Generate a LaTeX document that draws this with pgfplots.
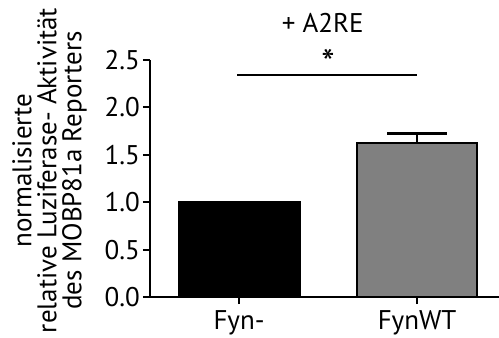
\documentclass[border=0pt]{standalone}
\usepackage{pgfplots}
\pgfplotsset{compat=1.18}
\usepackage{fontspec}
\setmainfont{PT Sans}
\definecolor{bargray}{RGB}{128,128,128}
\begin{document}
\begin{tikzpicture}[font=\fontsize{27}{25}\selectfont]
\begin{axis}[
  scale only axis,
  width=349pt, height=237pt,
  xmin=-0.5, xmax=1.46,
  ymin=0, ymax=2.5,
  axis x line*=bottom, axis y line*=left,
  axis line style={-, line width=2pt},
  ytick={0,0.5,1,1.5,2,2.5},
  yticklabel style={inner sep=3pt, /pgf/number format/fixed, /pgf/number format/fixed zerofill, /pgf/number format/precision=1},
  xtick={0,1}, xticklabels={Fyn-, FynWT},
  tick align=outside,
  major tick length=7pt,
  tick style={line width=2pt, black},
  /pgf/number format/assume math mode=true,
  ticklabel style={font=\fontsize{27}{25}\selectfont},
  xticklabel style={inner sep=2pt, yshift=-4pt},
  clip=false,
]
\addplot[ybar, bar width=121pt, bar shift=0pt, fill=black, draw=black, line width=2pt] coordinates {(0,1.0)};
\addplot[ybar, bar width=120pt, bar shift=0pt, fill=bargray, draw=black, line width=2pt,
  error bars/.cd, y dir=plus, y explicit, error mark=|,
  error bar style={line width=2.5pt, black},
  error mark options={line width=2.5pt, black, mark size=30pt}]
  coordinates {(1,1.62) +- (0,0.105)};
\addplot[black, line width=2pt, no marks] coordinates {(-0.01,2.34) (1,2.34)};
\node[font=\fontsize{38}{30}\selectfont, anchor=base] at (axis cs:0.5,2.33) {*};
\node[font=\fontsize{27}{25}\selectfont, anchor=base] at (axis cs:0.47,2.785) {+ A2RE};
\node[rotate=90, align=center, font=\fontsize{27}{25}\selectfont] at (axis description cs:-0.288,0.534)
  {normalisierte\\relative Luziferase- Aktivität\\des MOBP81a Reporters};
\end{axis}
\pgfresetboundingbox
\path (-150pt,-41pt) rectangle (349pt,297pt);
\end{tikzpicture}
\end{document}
* * *
* What you have to do
Retype the whole listing exactly and leave the pictures out.

* Response to this task
Generate a LaTeX document that draws this with pgfplots.
\documentclass[border=0pt]{standalone}
\usepackage{pgfplots}
\pgfplotsset{compat=1.18}
\usepackage{fontspec}
\setmainfont{PT Sans}
\definecolor{bargray}{RGB}{128,128,128}
\begin{document}
\begin{tikzpicture}[font=\fontsize{27}{25}\selectfont]
\begin{axis}[
  scale only axis,
  width=349pt, height=237pt,
  xmin=-0.5, xmax=1.46,
  ymin=0, ymax=2.5,
  axis x line*=bottom, axis y line*=left,
  axis line style={-, line width=2pt},
  ytick={0,0.5,1,1.5,2,2.5},
  yticklabel style={inner sep=3pt, /pgf/number format/fixed, /pgf/number format/fixed zerofill, /pgf/number format/precision=1},
  xtick={0,1}, xticklabels={Fyn-, FynWT},
  tick align=outside,
  major tick length=7pt,
  tick style={line width=2pt, black},
  /pgf/number format/assume math mode=true,
  ticklabel style={font=\fontsize{27}{25}\selectfont},
  xticklabel style={inner sep=2pt, yshift=-4pt},
  clip=false,
]
\addplot[ybar, bar width=121pt, bar shift=0pt, fill=black, draw=black, line width=2pt] coordinates {(0,1.0)};
\addplot[ybar, bar width=120pt, bar shift=0pt, fill=bargray, draw=black, line width=2pt,
  error bars/.cd, y dir=plus, y explicit, error mark=|,
  error bar style={line width=2.5pt, black},
  error mark options={line width=2.5pt, black, mark size=30pt}]
  coordinates {(1,1.62) +- (0,0.105)};
\addplot[black, line width=2pt, no marks] coordinates {(-0.01,2.34) (1,2.34)};
\node[font=\fontsize{38}{30}\selectfont, anchor=base] at (axis cs:0.5,2.33) {*};
\node[font=\fontsize{27}{25}\selectfont, anchor=base] at (axis cs:0.47,2.785) {+ A2RE};
\node[rotate=90, align=center, font=\fontsize{27}{25}\selectfont] at (axis description cs:-0.288,0.534)
  {normalisierte\\relative Luziferase- Aktivität\\des MOBP81a Reporters};
\end{axis}
\pgfresetboundingbox
\path (-150pt,-41pt) rectangle (349pt,297pt);
\end{tikzpicture}
\end{document}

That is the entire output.